One of the key issues facing the global economy in recent years has been how to ensure a smooth transition of the world's second largest economy from an export powerhouse towards a more balanced model with higher domestic consumption.
Chinese growth hit a 24-year low of 7.3 percent in 2014 and Chinese officials have indicated the trajectory is downward.
This is of concern worldwide as China has accounted for a major share of global growth in recent years, thus its slowdown could erase expansion elsewhere.
Even though the 3.3 percent increase in auto sales from January to November is much lower than the 6.1 percent gain during the same period in 2014, according to data released Thursday by the China Association of Automobile Manufacturers, that still means an additional 21.8 million vehicles have hit the nation's roads
Beijing reacted quickly to slumping sales earlier this year, cutting vehicle purchase taxes, resulting in record sales in November.

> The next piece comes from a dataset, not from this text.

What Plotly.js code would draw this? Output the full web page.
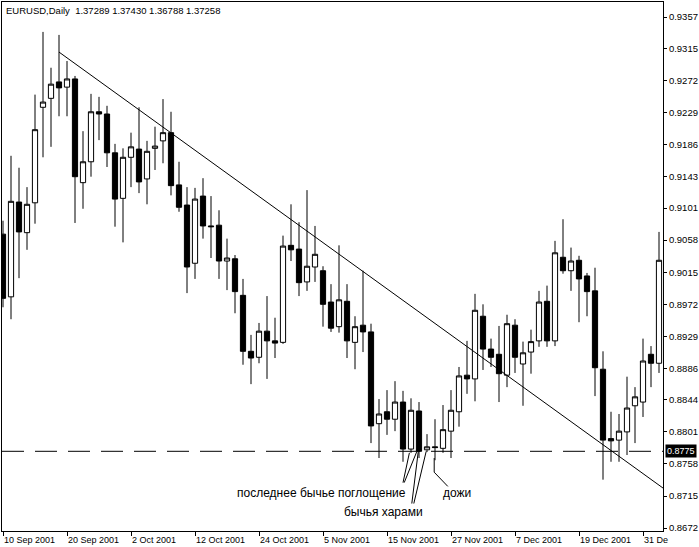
<!DOCTYPE html>
<html>
<head>
<meta charset="utf-8">
<script src="https://cdn.plot.ly/plotly-3.0.1.min.js"></script>
<style>html,body{margin:0;padding:0;background:#fff;}#chart{width:699px;height:547px;}</style>
</head>
<body>
<div id="chart"></div>
<script>
// Trading days (categories)
const dates = [
  "2001-09-10","2001-09-11","2001-09-12","2001-09-13","2001-09-14","2001-09-17","2001-09-18","2001-09-19","2001-09-20","2001-09-21",
  "2001-09-24","2001-09-25","2001-09-26","2001-09-27","2001-09-28","2001-10-01","2001-10-02","2001-10-03","2001-10-04","2001-10-05",
  "2001-10-08","2001-10-09","2001-10-10","2001-10-11","2001-10-12","2001-10-15","2001-10-16","2001-10-17","2001-10-18","2001-10-19",
  "2001-10-22","2001-10-23","2001-10-24","2001-10-25","2001-10-26","2001-10-29","2001-10-30","2001-10-31","2001-11-01","2001-11-02",
  "2001-11-05","2001-11-06","2001-11-07","2001-11-08","2001-11-09","2001-11-12","2001-11-13","2001-11-14","2001-11-15","2001-11-16",
  "2001-11-19","2001-11-20","2001-11-21","2001-11-22","2001-11-23","2001-11-26","2001-11-27","2001-11-28","2001-11-29","2001-11-30",
  "2001-12-03","2001-12-04","2001-12-05","2001-12-06","2001-12-07","2001-12-10","2001-12-11","2001-12-12","2001-12-13","2001-12-14",
  "2001-12-17","2001-12-18","2001-12-19","2001-12-20","2001-12-21","2001-12-24","2001-12-25","2001-12-26","2001-12-27","2001-12-28",
  "2001-12-31","2002-01-01","2002-01-02"
];
const openP = [
  0.9066,0.8982,0.9109,0.9068,0.9108,0.9236,0.9248,0.9270,0.9263,0.9274,
  0.9135,0.9163,0.9230,0.9227,0.9175,0.9114,0.9169,0.9180,0.9140,0.9181,
  0.9191,0.9202,0.9132,0.9105,0.9027,0.9117,0.9077,0.9078,0.9030,0.9033,
  0.8984,0.8909,0.8901,0.8936,0.8923,0.8921,0.9051,0.9046,0.9002,0.9022,
  0.9017,0.8975,0.8942,0.8976,0.8921,0.8944,0.8935,0.8812,0.8828,0.8818,
  0.8841,0.8778,0.8829,0.8777,0.8781,0.8779,0.8802,0.8828,0.8877,0.8872,
  0.8956,0.8912,0.8905,0.8877,0.8944,0.8892,0.8908,0.8923,0.8976,0.8923,
  0.9035,0.9017,0.9031,0.9010,0.8990,0.8885,0.8792,0.8790,0.8801,0.8836,
  0.8841,0.8905,0.8893
];
const highP = [
  0.9084,0.9171,0.9155,0.9129,0.9253,0.9337,0.9289,0.9333,0.9298,0.9278,
  0.9204,0.9254,0.9250,0.9238,0.9187,0.9181,0.9202,0.9236,0.9191,0.9210,
  0.9247,0.9230,0.9163,0.9129,0.9128,0.9141,0.9117,0.9098,0.9060,0.9038,
  0.9006,0.8931,0.8947,0.8983,0.8954,0.9064,0.9106,0.9082,0.9125,0.9077,
  0.9023,0.8999,0.9051,0.8999,0.8956,0.9017,0.8946,0.8845,0.8857,0.8869,
  0.8856,0.8846,0.8841,0.8798,0.8818,0.8837,0.8857,0.8888,0.8923,0.8986,
  0.8972,0.8926,0.8943,0.8958,0.8952,0.8922,0.8938,0.8990,0.8997,0.9057,
  0.9086,0.9048,0.9037,0.9014,0.9021,0.8909,0.8828,0.8825,0.8875,0.8861,
  0.8926,0.8916,0.9069
];
const lowP = [
  0.8968,0.8952,0.9007,0.9045,0.9080,0.9169,0.9183,0.9224,0.9224,0.9081,
  0.9100,0.9143,0.9192,0.9156,0.9076,0.9055,0.9129,0.9121,0.9106,0.9152,
  0.9161,0.9118,0.9096,0.8987,0.9006,0.9060,0.9034,0.9006,0.8991,0.8960,
  0.8891,0.8865,0.8893,0.8872,0.8900,0.8919,0.9030,0.8983,0.8990,0.9002,
  0.8942,0.8935,0.8934,0.8900,0.8885,0.8908,0.8786,0.8766,0.8797,0.8802,
  0.8761,0.8773,0.8766,0.8774,0.8763,0.8773,0.8766,0.8808,0.8852,0.8842,
  0.8884,0.8888,0.8841,0.8861,0.8880,0.8836,0.8879,0.8915,0.8915,0.8916,
  0.9013,0.8990,0.8948,0.8956,0.8849,0.8737,0.8761,0.8761,0.8770,0.8786,
  0.8821,0.8861,0.8880
];
const closeP = [
  0.8980,0.9110,0.9069,0.9106,0.9206,0.9243,0.9267,0.9262,0.9274,0.9143,
  0.9163,0.9230,0.9227,0.9175,0.9113,0.9169,0.9183,0.9136,0.9177,0.9184,
  0.9202,0.9131,0.9102,0.9022,0.9113,0.9077,0.9076,0.9030,0.9034,0.8989,
  0.8909,0.8900,0.8936,0.8923,0.8920,0.9050,0.9045,0.9001,0.9023,0.9039,
  0.8972,0.8940,0.8978,0.8923,0.8942,0.8935,0.8809,0.8825,0.8818,0.8841,
  0.8778,0.8830,0.8775,0.8781,0.8780,0.8804,0.8830,0.8876,0.8872,0.8964,
  0.8912,0.8901,0.8879,0.8946,0.8901,0.8907,0.8922,0.8975,0.8923,0.9041,
  0.9017,0.9030,0.9006,0.8989,0.8887,0.8790,0.8789,0.8802,0.8833,0.8848,
  0.8896,0.8893,0.9031
];
// Axis tick labels
const xTickDates = ["2001-09-10","2001-09-20","2001-10-02","2001-10-12","2001-10-24","2001-11-05","2001-11-15","2001-11-27","2001-12-07","2001-12-19","2001-12-31"];
const xTickText = ["10 Sep 2001","20 Sep 2001","2 Oct 2001","12 Oct 2001","24 Oct 2001","5 Nov 2001","15 Nov 2001","27 Nov 2001","7 Dec 2001","19 Dec 2001","31 De"];
const yTickVals = [0.9357,0.9315,0.9272,0.9229,0.9186,0.9143,0.9101,0.9058,0.9015,0.8972,0.8929,0.8886,0.8844,0.8801,0.8758,0.8715,0.8672];
const currentPrice = 0.8775;
// Trend line (bar index, price)
const trendX = [7, 82.6];
const trendY = [0.9310, 0.8725];
const headerText = "EURUSD,Daily\u00a0\u00a01.37289 1.37430 1.36788 1.37258";
const labels = ["последнее бычье поглощение", "бычья харами", "дожи"];

const FONT = "Liberation Sans, Arial, sans-serif";

const trace = {
  type: "candlestick",
  x: dates, open: openP, high: highP, low: lowP, close: closeP,
  increasing: {line: {color: "#000", width: 1}, fillcolor: "#fff"},
  decreasing: {line: {color: "#000", width: 1}, fillcolor: "#000"},
  whiskerwidth: 0,
  hoverinfo: "skip",
  showlegend: false
};

const annotations = [];
annotations.push({xref: "paper", yref: "paper", x: 0, y: 1, xanchor: "left", yanchor: "top",
  xshift: 2, yshift: -1, showarrow: false, text: headerText, font: {family: FONT, size: 9.5, color: "#000"}});
xTickDates.forEach((d, i) => {
  annotations.push({xref: "x", yref: "paper", x: dates.indexOf(d), y: 0, xanchor: "left", yanchor: "top",
    xshift: -1, yshift: -2, showarrow: false, text: xTickText[i], font: {family: FONT, size: 9, color: "#000"}});
});
annotations.push({xref: "paper", yref: "y", x: 1, y: currentPrice, xanchor: "left", yanchor: "middle",
  xshift: 2, showarrow: false, text: currentPrice.toFixed(4), bgcolor: "#000", borderpad: 1,
  font: {family: FONT, size: 9, color: "#fff"}});
annotations.push({xref: "x", yref: "y", x: 50.6, y: 0.8719, xanchor: "right", yanchor: "middle",
  showarrow: false, text: labels[0], font: {family: FONT, size: 12, color: "#000"}});
annotations.push({xref: "x", yref: "y", x: 52.8, y: 0.8694, xanchor: "right", yanchor: "middle",
  showarrow: false, text: labels[1], font: {family: FONT, size: 12, color: "#000"}});
annotations.push({xref: "x", yref: "y", x: 54.8, y: 0.8719, xanchor: "left", yanchor: "middle",
  showarrow: false, text: labels[2], font: {family: FONT, size: 12, color: "#000"}});

const thin = {color: "#000", width: 1};
const shapes = [
  {type: "line", xref: "paper", yref: "y", x0: 0, x1: 1, y0: currentPrice, y1: currentPrice,
   line: {color: "#000", width: 1, dash: "22px,11px"}},
  {type: "line", xref: "x", yref: "y", x0: trendX[0], y0: trendY[0], x1: trendX[1], y1: trendY[1], line: thin},
  {type: "line", xref: "x", yref: "y", x0: 50.0, y0: 0.8733, x1: 50.8, y1: 0.8773, line: thin},
  {type: "line", xref: "x", yref: "y", x0: 50.15, y0: 0.8733, x1: 51.7, y1: 0.8774, line: thin},
  {type: "line", xref: "x", yref: "y", x0: 51.1, y0: 0.8705, x1: 51.9, y1: 0.8774, line: thin},
  {type: "line", xref: "x", yref: "y", x0: 51.35, y0: 0.8705, x1: 52.9, y1: 0.8775, line: thin},
  {type: "path", xref: "x", yref: "y", path: "M 53.9 0.8766 L 53.9 0.8747 L 55.6 0.8728", line: thin}
];

const layout = {
  width: 699, height: 547,
  margin: {l: 2, r: 36, t: 2, b: 16, pad: 0},
  paper_bgcolor: "#fff", plot_bgcolor: "#fff",
  showlegend: false,
  boxgap: 0.35, boxgroupgap: 0,
  xaxis: {
    type: "category", range: [-0.125, 82.5],
    rangeslider: {visible: false},
    showgrid: false, zeroline: false,
    showline: true, mirror: true, linecolor: "#000", linewidth: 1,
    tickmode: "array", tickvals: xTickDates, ticktext: xTickDates.map(() => ""),
    ticks: "outside", ticklen: 4, tickcolor: "#000", tickwidth: 1,
    showticklabels: false, fixedrange: true
  },
  yaxis: {
    side: "right", range: [0.86682, 0.93771],
    showgrid: false, zeroline: false,
    showline: true, mirror: true, linecolor: "#000", linewidth: 1,
    tickmode: "array", tickvals: yTickVals, ticktext: yTickVals.map(v => v.toFixed(4)),
    ticks: "outside", ticklen: 3, tickcolor: "#000", tickwidth: 1,
    tickfont: {family: FONT, size: 9.5, color: "#000"}, fixedrange: true
  },
  annotations: annotations,
  shapes: shapes,
  hovermode: false
};

Plotly.newPlot("chart", [trace], layout, {staticPlot: true, displayModeBar: false});
</script>
</body>
</html>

"Although the economic outlook grew more precarious in 2015, Chinese consumers maintained sufficiently high confidence levels to stimulate escalating vehicle usage," said the IEA.
And it isn't only cars. Demand for jet fuel rose by 19.1 percent as more Chinese took to the skies.
"Such heady gains ... proved more than sufficient to offset China’s otherwise ailing industrial oil use."
In fact the IEA sees China's overall oil demand to increase by 100,000 barrels per day to an average of 13.0 million barrels per day, driven by demand for more petrol.
- Strategy 'beginning to work' -
Despite world crude oil prices crashing to near seven-year lows under $40 per barrel, the IEA did not change its outlook that the increase in demand due to cheap fuel will gradually taper off.
It held steady its forecast of increased demand of 1.2 mbd next year to 95.8 mbd, pointing to the first signs in a slowdown in demand.
Meanwhile the IEA said that the decision by the OPEC oil cartel last week to continue its policy of targeting market share rather than price "does not –- for now -- alter the status quo on its supply".
The Organization of the Petroleum Exporting Countries, which pumps out around a third of world's crude, effectively abandoned its production target of 30 million barrels per day.
The cartel is currently pumping out around 32 million barrels daily.
"As oil flirts with $40 per barrel and approaches a seven-year low, the [cartel's] early December move appears to signal a renewed determination to maximise low-cost OPEC supply and drive out high-cost non-OPEC production –- regardless of price," said the IEA.
Led by Saudi Arabia, OPEC last year shifted policy, abandoning its efforts to support prices as oil from US shale rock producers flooded the market.
That has led oil prices to plunge by over 60 percent from peaks in June 2014, with the low price putting pressure on high cost shale producers in the United States along with many other oil producers.
"There is evidence the Saudi-led strategy is beginning to work," said the IEA, which said it expects non-OPEC supplies to drop by 600,000 bpd next year as US shale oil production drops.